Если в период первого, «щетининского» помешательства три месяца назад (апрель 1981 г.) я ночи напролет варила какое-то зелье в глиняном горшке (действовала по законам волшебства, ощущаемого мною каждый раз в подъеме и переходящего в действие в маниакале, когда я вступаю сознательно в эту игру), то теперь пришла пора духов и разноцветной туши.
Ночи вообще в ту пору были моими упоительными часами: я что-то рисовала, танцевала, постоянно переодевалась, глядя в зеркало – наутро вдруг становилась чудо как хороша. Это закон – в маниакале человек хорошеет. Да вот и, например, Зоя Ерошок (обозреватель «Новой газеты») всегда чудесно выглядит наутро после бессонной ночи, когда приходится срочно писать материал. Никакие салоны красоты, по ее словам, не могут дать такой эффект. А про мою красу мне Хил сказал, буквально остолбенев утром на пороге моей квартиры (накануне вечером он меня видел вполне обычной). И тут же стал выпытывать, сможет ли и он вот так похорошеть, помолодеть за ночь...
Тебе, наверное, трезвонила все дни. А в ту ночь без звонка побрела «расколдовывать» твой подъезд, прихватив все свои флаконы – остались от прошлогоднего дня рождения, когда Хил притащил весь ассортимент парфюмерного отдела какого-то магазина, ибо выбирать духи не умел, а тогдашние цены еще позволяли такую гигантоманию.
Входить в твой подъезд было страшно – на первом этаже была опасная тьма. Потому я тут расплескала побольше духов из разных флаконов и еще добавила по нескольку капель из пузырьков с тушью разных цветов. Разноцветьем и симфонией запахов я «переколдовывала» тьму во что-то радужное или хотя бы чистое. У меня чувство было в твоем подъезде сталинского дома, что на тебя какими-то темными силами «наведена порча». Повторяю, я такими словами не думала тогда, просто чувствовала НЕЧТО и действовала. А может, грезилось. Чувства, ощущения тоже могут быть глюками, включая осязание, обоняние...
Помню и первый глюк того вечера: на одном из пролетов лестницы доска перил окончилась как бы сжатой крупной рукой – то ли чей-то кулак в боксерской перчатке, то ли, наоборот, дружеское пожатие чьей-то руки в перчатке рыцарской.

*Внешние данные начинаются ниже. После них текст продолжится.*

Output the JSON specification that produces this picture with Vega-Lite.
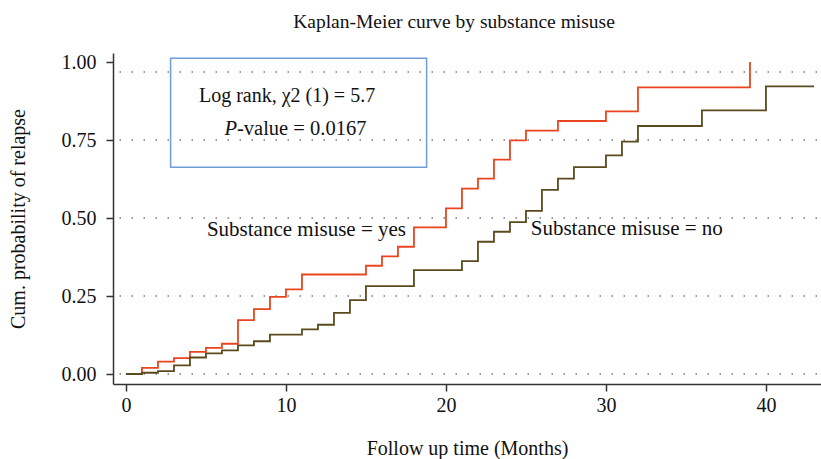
{
  "$schema": "https://vega.github.io/schema/vega-lite/v6.json",
  "width": 708,
  "height": 331,
  "autosize": {"type": "none"},
  "padding": {"left": 113, "top": 53, "right": 0, "bottom": 75},
  "background": "white",
  "data": {"values": [{"a": 1}]},
  "config": {
    "font": "Liberation Serif",
    "view": {"stroke": null},
    "axis": {
      "grid": false,
      "domainColor": "#333333",
      "domainWidth": 1.5,
      "tickColor": "#333333",
      "tickWidth": 1.5,
      "tickSize": 7,
      "labelPadding": 5,
      "labelFontSize": 20,
      "labelColor": "#111111",
      "labelFont": "Liberation Serif",
      "titleFont": "Liberation Serif",
      "titleFontSize": 20,
      "titleFontWeight": "normal",
      "titleColor": "#111111"
    }
  },
  "title": {
    "text": "Kaplan-Meier curve by substance misuse",
    "font": "Liberation Serif",
    "fontSize": 19.5,
    "fontWeight": "normal",
    "color": "#111111",
    "anchor": "middle",
    "frame": "group",
    "offset": 20,
    "dx": -13
  },
  "datasets": {
    "km": [
      {"group": "yes", "t": 0, "p": 0},
      {"group": "yes", "t": 1, "p": 0.02},
      {"group": "yes", "t": 2, "p": 0.04},
      {"group": "yes", "t": 3, "p": 0.051},
      {"group": "yes", "t": 4, "p": 0.071},
      {"group": "yes", "t": 5, "p": 0.084},
      {"group": "yes", "t": 6, "p": 0.097},
      {"group": "yes", "t": 7, "p": 0.173},
      {"group": "yes", "t": 8, "p": 0.208},
      {"group": "yes", "t": 9, "p": 0.247},
      {"group": "yes", "t": 10, "p": 0.271},
      {"group": "yes", "t": 11, "p": 0.319},
      {"group": "yes", "t": 15, "p": 0.347},
      {"group": "yes", "t": 16, "p": 0.377},
      {"group": "yes", "t": 17, "p": 0.408},
      {"group": "yes", "t": 18, "p": 0.47},
      {"group": "yes", "t": 20, "p": 0.531},
      {"group": "yes", "t": 21, "p": 0.594},
      {"group": "yes", "t": 22, "p": 0.626},
      {"group": "yes", "t": 23, "p": 0.687},
      {"group": "yes", "t": 24, "p": 0.749},
      {"group": "yes", "t": 25, "p": 0.78},
      {"group": "yes", "t": 27, "p": 0.811},
      {"group": "yes", "t": 30, "p": 0.842},
      {"group": "yes", "t": 32, "p": 0.919},
      {"group": "yes", "t": 39, "p": 1.0},
      {"group": "no", "t": 0, "p": 0},
      {"group": "no", "t": 1, "p": 0.004},
      {"group": "no", "t": 2, "p": 0.009},
      {"group": "no", "t": 3, "p": 0.028},
      {"group": "no", "t": 4, "p": 0.053},
      {"group": "no", "t": 5, "p": 0.066},
      {"group": "no", "t": 6, "p": 0.076},
      {"group": "no", "t": 7, "p": 0.092},
      {"group": "no", "t": 8, "p": 0.105},
      {"group": "no", "t": 9, "p": 0.126},
      {"group": "no", "t": 11, "p": 0.143},
      {"group": "no", "t": 12, "p": 0.158},
      {"group": "no", "t": 13, "p": 0.196},
      {"group": "no", "t": 14, "p": 0.237},
      {"group": "no", "t": 15, "p": 0.282},
      {"group": "no", "t": 18, "p": 0.333},
      {"group": "no", "t": 21, "p": 0.362},
      {"group": "no", "t": 22, "p": 0.424},
      {"group": "no", "t": 23, "p": 0.456},
      {"group": "no", "t": 24, "p": 0.487},
      {"group": "no", "t": 25, "p": 0.523},
      {"group": "no", "t": 26, "p": 0.59},
      {"group": "no", "t": 27, "p": 0.626},
      {"group": "no", "t": 28, "p": 0.663},
      {"group": "no", "t": 30, "p": 0.701},
      {"group": "no", "t": 31, "p": 0.745},
      {"group": "no", "t": 32, "p": 0.795},
      {"group": "no", "t": 36, "p": 0.845},
      {"group": "no", "t": 40, "p": 0.922},
      {"group": "no", "t": 43, "p": 0.922}
    ],
    "grid": [
      {"g": 0},
      {"g": 0.25},
      {"g": 0.5},
      {"g": 0.75},
      {"g": 0.968}
    ]
  },
  "layer": [
    {
      "data": {"name": "grid"},
      "mark": {"type": "rule", "color": "#777777", "strokeWidth": 1.5, "strokeDash": [1.5, 10.5], "strokeDashOffset": -4},
      "encoding": {
        "y": {
          "field": "g", "type": "quantitative",
          "scale": {"domain": [-0.032, 1.029], "nice": false, "zero": false},
          "axis": {"values": [0, 0.25, 0.5, 0.75, 1], "format": ".2f", "title": "Cum. probability of relapse", "titlePadding": 33, "labelPadding": 10}
        }
      }
    },
    {
      "mark": {"type": "rect", "fill": "white", "fillOpacity": 0, "stroke": "#6f9ed8", "strokeWidth": 1.5},
      "encoding": {
        "x": {"datum": 2.79, "type": "quantitative"},
        "x2": {"datum": 18.79},
        "y": {"datum": 1.012, "type": "quantitative"},
        "y2": {"datum": 0.663}
      }
    },
    {
      "data": {"name": "km"},
      "mark": {"type": "line", "interpolate": "step-after", "strokeWidth": 1.8},
      "encoding": {
        "x": {
          "field": "t", "type": "quantitative",
          "scale": {"domain": [-0.81, 43.44], "nice": false, "zero": false},
          "axis": {"values": [0, 10, 20, 30, 40], "title": "Follow up time (Months)", "titlePadding": 23, "labelPadding": 4}
        },
        "y": {
          "field": "p", "type": "quantitative",
          "scale": {"domain": [-0.032, 1.029], "nice": false, "zero": false},
          "axis": {"values": [0, 0.25, 0.5, 0.75, 1], "format": ".2f", "title": "Cum. probability of relapse", "titlePadding": 33, "labelPadding": 10}
        },
        "color": {"field": "group", "type": "nominal", "scale": {"domain": ["yes", "no"], "range": ["#e9461f", "#5c4a1f"]}, "legend": null},
        "detail": {"field": "group"}
      }
    },
    {
      "mark": {"type": "text", "text": "Substance misuse = yes", "fontSize": 21, "align": "center", "baseline": "alphabetic", "color": "#111111"},
      "encoding": {"x": {"datum": 11.28, "type": "quantitative"}, "y": {"datum": 0.442, "type": "quantitative"}}
    },
    {
      "mark": {"type": "text", "text": "Substance misuse = no", "fontSize": 21, "align": "center", "baseline": "alphabetic", "color": "#111111"},
      "encoding": {"x": {"datum": 31.3, "type": "quantitative"}, "y": {"datum": 0.446, "type": "quantitative"}}
    },
    {
      "mark": {"type": "text", "text": "Log rank, χ2 (1) = 5.7", "fontSize": 20, "align": "left", "baseline": "alphabetic", "color": "#111111"},
      "encoding": {"x": {"datum": 4.56, "type": "quantitative"}, "y": {"datum": 0.873, "type": "quantitative"}}
    },
    {
      "mark": {"type": "text", "text": "P", "fontSize": 20.5, "fontStyle": "italic", "align": "right", "baseline": "alphabetic", "color": "#111111"},
      "encoding": {"x": {"datum": 6.94, "type": "quantitative"}, "y": {"datum": 0.766, "type": "quantitative"}}
    },
    {
      "mark": {"type": "text", "text": "-value = 0.0167", "fontSize": 20.5, "align": "left", "baseline": "alphabetic", "color": "#111111"},
      "encoding": {"x": {"datum": 6.94, "type": "quantitative"}, "y": {"datum": 0.766, "type": "quantitative"}}
    }
  ]
}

Ну а потом я поднялась-таки и позвонила в заветнейшую дверь.
...Может, у меня путаются две ночи. Два эпизода. Но все же, мне кажется, это было именно в тот вечер: когда переходила улицу к твоему дому, вдруг секунды на три-четыре всюду погас свет. Обрушился мрак кромешный. Ну в от, доползла до заветнейшей двери, ты открыл с недовольством (очевидно, все-таки уже достала частыми звонками) и поспешно ушел к телевизору – что-то с ним было не так. Я увидела в погасшем экране между стеклом и самим экраном (если такое возможно) иголку. Обычную. (Образ иголки сказочен со времен Кощея). Вот иголкой той я и объяснила короткое затмение на улице.
Потом началась морока с разрыванием своего ожерелья из маленьких эмалевых незабудок и одариванием ими всех, кто у тебя в доме был – бывшей жене тоже под ее дверь подсунула (это я тебя у всех «выкупала», чтоб и без тебя нашли свое счастье, я-то считала, что ты – абсолютное Сокровище, и так просто тебя мне мир не отдаст...) Одарила незабудкой и гитару твою, забросив цветочек вниз в круглую дырку в ней (не знаю название дырки). Ох, и орал же ты на меня! А с нами за столом на кухне еще какой-то парень сидел. Потом я стала жечь в пепельнице какую-то бумагу – помню, что эдак я жгла «ночь над Чили», то бишь власть хунты (кажется, наслушалась дома пластинку с песнями Фрейндлих из спектакля о Чили). Ты уже, кажется, готов был меня побить. А я в ответ заносчиво улыбалась. Это тоже типично для моих маниакалов. Не то чтобы «назло» кому-то действую, а, скорее, это демонстрация какой-то лихости: а вот она Я! Вуаля! (Это если по-французски.)